Quand dégrader l’art ou mépriser la culture revient à s’avilir soi-même et souiller les idées que l’on prétend défendre

Oui : en s’attelant à dégrader ainsi, de manière aussi inconsidérée, les plus grands chefs-d’œuvre artistiques, comme ils l’ont par ailleurs déjà fait en tentant d’abîmer d’autres tableaux de maîtres au sein d’autres importants musées à travers le monde, ce n’est pas seulement sur notre culture, ni même notre civilisation, qu’ils crachent aussi misérablement ; c’est d’abord eux-mêmes, et les idées ou le parti qu’ils croient propager de la sorte, qu’ils salissent et avilissent ainsi irrémédiablement.

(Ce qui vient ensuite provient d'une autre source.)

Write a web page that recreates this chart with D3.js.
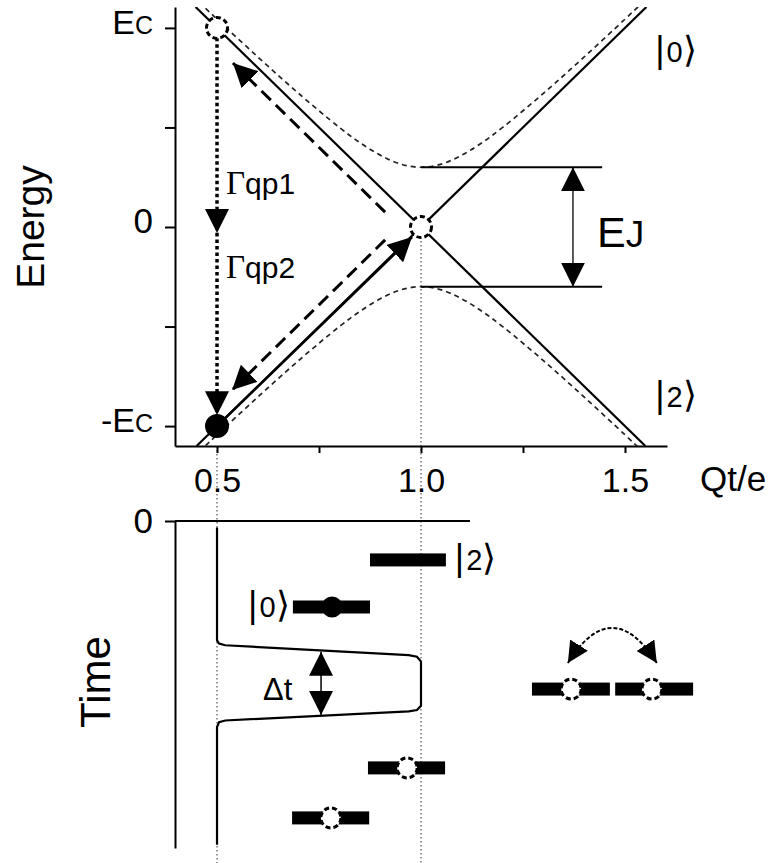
<!DOCTYPE html>
<html>
<head>
<meta charset="utf-8">
<script src="https://cdn.jsdelivr.net/npm/d3@7"></script>
<style>
body { margin: 0; background: #fff; }
svg { display: block; font-family: "Liberation Sans", Arial, sans-serif; }
</style>
</head>
<body>
<svg id="chart" width="783" height="863"></svg>
<script>
//Axis ticks
const chargeTicks = [0.5, 0.75, 1.0, 1.25, 1.5];
const chargeTickLabels = ["0.5", "", "1.0", "", "1.5"];
const energyTicks = [-1, -0.5, 0, 0.5, 1];
const energyLabelValues = [1, 0, -1];
const energyLabelMain = ["E", "0", "-E"];
const energyLabelSub = ["C", "", "C"];

//Charge states, end points [Qt/e, E/Ec]
const levelLine0 = [[0.4475, 1.105], [1.55, -1.1]];
const levelLine2 = [[0.45, -1.1], [1.5525, 1.105]];

//Avoided crossing bands
const bandQ = [0.44, 0.46, 0.5, 0.6, 0.7, 0.8, 0.85, 0.9, 0.95, 1.0, 1.05, 1.1, 1.15, 1.2, 1.3, 1.4, 1.5, 1.54, 1.56];
const bandE = [1.159, 1.121, 1.044, 0.854, 0.671, 0.5, 0.424, 0.361, 0.316, 0.3, 0.316, 0.361, 0.424, 0.5, 0.671, 0.854, 1.044, 1.121, 1.159];

//Circles on the energy diagram
const stateQ = [0.5, 1.0, 0.5];
const stateE = [1, 0, -1];
const stateFilled = [false, false, true];

//Arrows on the energy diagram
const tunnelUp = [[0.912, 0.075], [0.539, 0.824]];
const tunnelDown = [[0.912, -0.065], [0.537, -0.819]];
const pumpArrow = [[0.5, -1], [0.978, -0.05]];
const qp1Arrow = [[0.5, 0.95], [0.5, -0.03]];
const qp2Arrow = [[0.5, -0.03], [0.5, -0.945]];
const ejLevels = [0.3, -0.3];
const ejSpan = [1.0, 1.444];
const ejArrowQ = 1.3725;

//Gate pulse in the time panel
const pulseQ = [0.5, 0.5, 0.505, 0.52, 0.97, 0.99, 1.0, 1.0, 0.99, 0.97, 0.52, 0.505, 0.5, 0.5];
const pulseT = [0.2, 3.65, 3.75, 3.8, 4.1, 4.15, 4.3, 5.65, 5.78, 5.82, 6.1, 6.15, 6.3, 9.9];

//State bars in the time panel
const barStartQ = [0.875, 0.686, 1.272, 1.476, 0.870, 0.684];
const barEndQ = [1.061, 0.875, 1.463, 1.667, 1.059, 0.873];
const barT = [1.19, 2.63, 5.14, 5.14, 7.55, 9.08];
const barDotQ = [null, 0.782, 1.368, 1.566, 0.966, 0.779];
const barDotFilled = [false, true, false, false, false, false];
const dtArrowQ = 0.755;
const dtSpan = [4.0, 5.93];
const swapArc = [[1.36, 4.34], [1.468, 2.2], [1.578, 4.34]];

const svg = d3.select("#chart");

//Scales shared by both panels
const x = d3.scaleLinear().domain([0.397, 1.603]).range([175, 667]);
const yE = d3.scaleLinear().domain([-1.1, 1.105]).range([446, 7]);
const yT = d3.scaleLinear().domain([0, 10]).range([521, 848]);

//Arrow heads
const defs = svg.append("defs");
function addHead(id, size) {
    defs.append("marker")
        .attr("id", id)
        .attr("viewBox", `0 0 ${size} ${size}`)
        .attr("refX", size).attr("refY", size / 2)
        .attr("markerWidth", size).attr("markerHeight", size)
        .attr("markerUnits", "userSpaceOnUse")
        .attr("orient", "auto-start-reverse")
        .append("path")
        .attr("d", `M0,0L${size},${size / 2}L0,${size}Z`)
        .attr("fill", "#000");
}
addHead("head", 24);
addHead("headSmall", 21);

defs.append("clipPath").attr("id", "plot")
    .append("rect")
    .attr("x", x(0.397)).attr("y", yE(1.105))
    .attr("width", x(1.603) - x(0.397))
    .attr("height", yE(-1.1) - yE(1.105));

//Thin dotted guides at 0.5 and 1.0
svg.append("line")
    .attr("x1", x(0.5)).attr("x2", x(0.5))
    .attr("y1", yE(-1.1)).attr("y2", 863)
    .attr("stroke", "#555").attr("stroke-width", 1.2)
    .attr("stroke-dasharray", "1.5,2.5");
svg.append("line")
    .attr("x1", x(1.0)).attr("x2", x(1.0))
    .attr("y1", yE(-0.05)).attr("y2", 863)
    .attr("stroke", "#555").attr("stroke-width", 1.2)
    .attr("stroke-dasharray", "1.5,2.5");

//Energy axes
let xAxis = svg.append("g")
    .attr("transform", `translate(0,${yE(-1.1)})`)
    .call(d3.axisBottom(x).tickValues(chargeTicks).tickSize(7).tickSizeOuter(0)
        .tickPadding(15).tickFormat((d, i) => chargeTickLabels[i]));
xAxis.selectAll("text").attr("font-size", 34).attr("font-family", "Liberation Sans, Arial, sans-serif");

let yAxis = svg.append("g")
    .attr("transform", `translate(${x(0.397)},0)`)
    .call(d3.axisLeft(yE).tickValues(energyTicks).tickSize(10).tickSizeOuter(0).tickFormat(""));

[xAxis, yAxis].forEach(g => {
    g.select(".domain").attr("stroke-width", 2);
    g.selectAll(".tick line").attr("stroke-width", 2);
});

//Energy tick labels, Ec with small C
energyLabelValues.forEach((v, i) => {
    let t = svg.append("text")
        .attr("x", 153)
        .attr("y", yE(v))
        .attr("dy", v === 0 ? "0.4em" : "0.38em")
        .attr("text-anchor", "end");
    t.append("tspan").attr("font-size", v === 0 ? 35 : 34).text(energyLabelMain[i]);
    if (energyLabelSub[i]) t.append("tspan").attr("font-size", 25).text(energyLabelSub[i]);
});

svg.append("text")
    .attr("transform", `translate(44,${yE(0)}) rotate(-90)`)
    .attr("text-anchor", "middle")
    .attr("font-size", 39)
    .text("Energy");

svg.append("text")
    .attr("x", 700).attr("y", 491)
    .attr("font-size", 35)
    .text("Qt/e");

let energyLine = d3.line().x(d => x(d[0])).y(d => yE(d[1]));
let plot = svg.append("g").attr("clip-path", "url(#plot)");

//Dashed bands
let upperBand = bandQ.map((q, i) => [q, bandE[i]]);
let lowerBand = bandQ.map((q, i) => [q, -bandE[i]]);
[upperBand, lowerBand].forEach(band => {
    plot.append("path")
        .attr("d", energyLine.curve(d3.curveCatmullRom)(band))
        .attr("fill", "none").attr("stroke", "#222")
        .attr("stroke-width", 1.7).attr("stroke-dasharray", "5,4");
});
energyLine.curve(d3.curveLinear);

//Solid charge lines
[levelLine0, levelLine2].forEach(l => {
    plot.append("path")
        .attr("d", energyLine(l))
        .attr("fill", "none").attr("stroke", "#000").attr("stroke-width", 2.2);
});

//EJ gap lines and arrow
ejLevels.forEach(e => {
    svg.append("line")
        .attr("x1", x(ejSpan[0])).attr("x2", x(ejSpan[1]))
        .attr("y1", yE(e)).attr("y2", yE(e))
        .attr("stroke", "#000").attr("stroke-width", 2);
});
svg.append("line")
    .attr("x1", x(ejArrowQ)).attr("x2", x(ejArrowQ))
    .attr("y1", yE(ejLevels[0])).attr("y2", yE(ejLevels[1]))
    .attr("stroke", "#000").attr("stroke-width", 1.3)
    .attr("marker-start", "url(#head)").attr("marker-end", "url(#head)");
let ejText = svg.append("text").attr("x", 597).attr("y", 247);
ejText.append("tspan").attr("font-size", 43).text("E");
ejText.append("tspan").attr("font-size", 37).text("J");

//Tunnelling arrows
[tunnelUp, tunnelDown].forEach(a => {
    svg.append("path")
        .attr("d", energyLine(a))
        .attr("fill", "none").attr("stroke", "#000")
        .attr("stroke-width", 3).attr("stroke-dasharray", "13,7")
        .attr("marker-end", "url(#head)");
});
svg.append("path")
    .attr("d", energyLine(pumpArrow))
    .attr("fill", "none").attr("stroke", "#000").attr("stroke-width", 2.6)
    .attr("marker-end", "url(#head)");

//Quasiparticle relaxation arrows
[qp1Arrow, qp2Arrow].forEach(a => {
    svg.append("path")
        .attr("d", energyLine(a))
        .attr("fill", "none").attr("stroke", "#000")
        .attr("stroke-width", 3.5).attr("stroke-dasharray", "3.5,3")
        .attr("marker-end", "url(#head)");
});
[["qp1", 194], ["qp2", 278]].forEach(([s, yb]) => {
    let t = svg.append("text").attr("x", 226).attr("y", yb).attr("font-size", 30);
    t.append("tspan").attr("font-family", "Liberation Serif, serif").attr("font-size", 33).text("Γ");
    t.append("tspan").text(s);
});

//State circles
stateQ.forEach((q, i) => {
    svg.append("circle")
        .attr("cx", x(q)).attr("cy", yE(stateE[i]))
        .attr("r", stateFilled[i] ? 10.5 : 10.5)
        .attr("fill", stateFilled[i] ? "#000" : "#fff")
        .attr("stroke", "#000").attr("stroke-width", 3)
        .attr("stroke-dasharray", stateFilled[i] ? null : "5,3");
});

//Ket labels
function ket(px, py, digit) {
    let t = svg.append("text").attr("x", px).attr("y", py);
    t.append("tspan").attr("font-size", 36).attr("font-weight", 300).text("|");
    t.append("tspan").attr("font-size", 29).attr("dx", 2).text(digit);
    t.append("tspan").attr("font-size", 36).attr("font-family", "DejaVu Sans, sans-serif")
        .attr("font-weight", 300).text("\u27E9");
}
ket(x(1.574), yE(0.83), "0");
ket(x(1.574), yE(-0.905), "2");
ket(x(1.083), yT(1.5), "2");
ket(x(0.576), yT(2.94), "0");

//Time axis
let tAxis = svg.append("g")
    .attr("transform", `translate(${x(0.397)},0)`)
    .call(d3.axisLeft(yT).tickValues([0]).tickSize(10).tickSizeOuter(0).tickPadding(12).tickFormat(d3.format("d")));
tAxis.select(".domain").attr("stroke-width", 2);
tAxis.selectAll(".tick line").attr("stroke-width", 2);
tAxis.selectAll("text").attr("font-size", 35).attr("font-family", "Liberation Sans, Arial, sans-serif");
svg.append("line")
    .attr("x1", x(0.397)).attr("x2", x(1.12))
    .attr("y1", yT(0)).attr("y2", yT(0))
    .attr("stroke", "#000").attr("stroke-width", 2);

svg.append("text")
    .attr("transform", `translate(110,682) rotate(-90)`)
    .attr("text-anchor", "middle")
    .attr("font-size", 42)
    .text("Time");

//Gate pulse
let timeLine = d3.line().x(d => x(d[0])).y(d => yT(d[1]));
svg.append("path")
    .attr("d", timeLine(pulseQ.map((q, i) => [q, pulseT[i]])))
    .attr("fill", "none").attr("stroke", "#000").attr("stroke-width", 2.2);

//Delta t arrow
svg.append("line")
    .attr("x1", x(dtArrowQ)).attr("x2", x(dtArrowQ))
    .attr("y1", yT(dtSpan[0])).attr("y2", yT(dtSpan[1]))
    .attr("stroke", "#000").attr("stroke-width", 1.5)
    .attr("marker-start", "url(#head)").attr("marker-end", "url(#head)");
svg.append("text").attr("x", 263).attr("y", 700).attr("font-size", 31).text("Δt");

//State bars with dots
barStartQ.forEach((q, i) => {
    svg.append("rect")
        .attr("x", x(q)).attr("y", yT(barT[i]) - 6.5)
        .attr("width", x(barEndQ[i]) - x(q)).attr("height", 13)
        .attr("fill", "#000");
    if (barDotQ[i] !== null) {
        svg.append("circle")
            .attr("cx", x(barDotQ[i])).attr("cy", yT(barT[i]))
            .attr("r", barDotFilled[i] ? 9 : 10)
            .attr("fill", barDotFilled[i] ? "#000" : "#fff")
            .attr("stroke", "#000").attr("stroke-width", 3)
            .attr("stroke-dasharray", barDotFilled[i] ? null : "5,3");
    }
});

//Swap arrow above the pair
svg.append("path")
    .attr("d", `M${x(swapArc[0][0])},${yT(swapArc[0][1])} Q${x(swapArc[1][0])},${yT(swapArc[1][1])} ${x(swapArc[2][0])},${yT(swapArc[2][1])}`)
    .attr("fill", "none").attr("stroke", "#000").attr("stroke-width", 2)
    .attr("stroke-dasharray", "4,2")
    .attr("marker-start", "url(#headSmall)").attr("marker-end", "url(#headSmall)");
</script>
</body>
</html>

Encore un de ces infâmes et dangereux effets pervers du wokisme ! Pis : la tyrannique « cancel culture », une obscurantiste, criminelle et funeste ambition de Talibans !

 

DANIEL SALVATORE SCHIFFER

Philosophe, professeur d’esthétique et de philosophie de l’art (sur la Renaissance italienne, notamment) au prestigieux Institut Royal Supérieur d’Histoire de l’Art et d’Archéologie de Bruxelles (IRSHAAB), auteur d’une quarantaine de livres, dont, publiés aux Editions Erick Bonnier (Paris), « Divin Vinci – Léonard de Vinci, l’Ange incarné », « Gratia Mundi – Raphaël, la Grâce de l’Art » (enrichi d’un important cahier-photos en couleurs), « La constellation Dante – Le chant du Sublime » (agrémenté d’un choix de gravures de Gustave Doré) et « Du Beau au Sublime dans l’Art – Esquisse d’une Métaesthétique (Editions L’Âge d’Homme).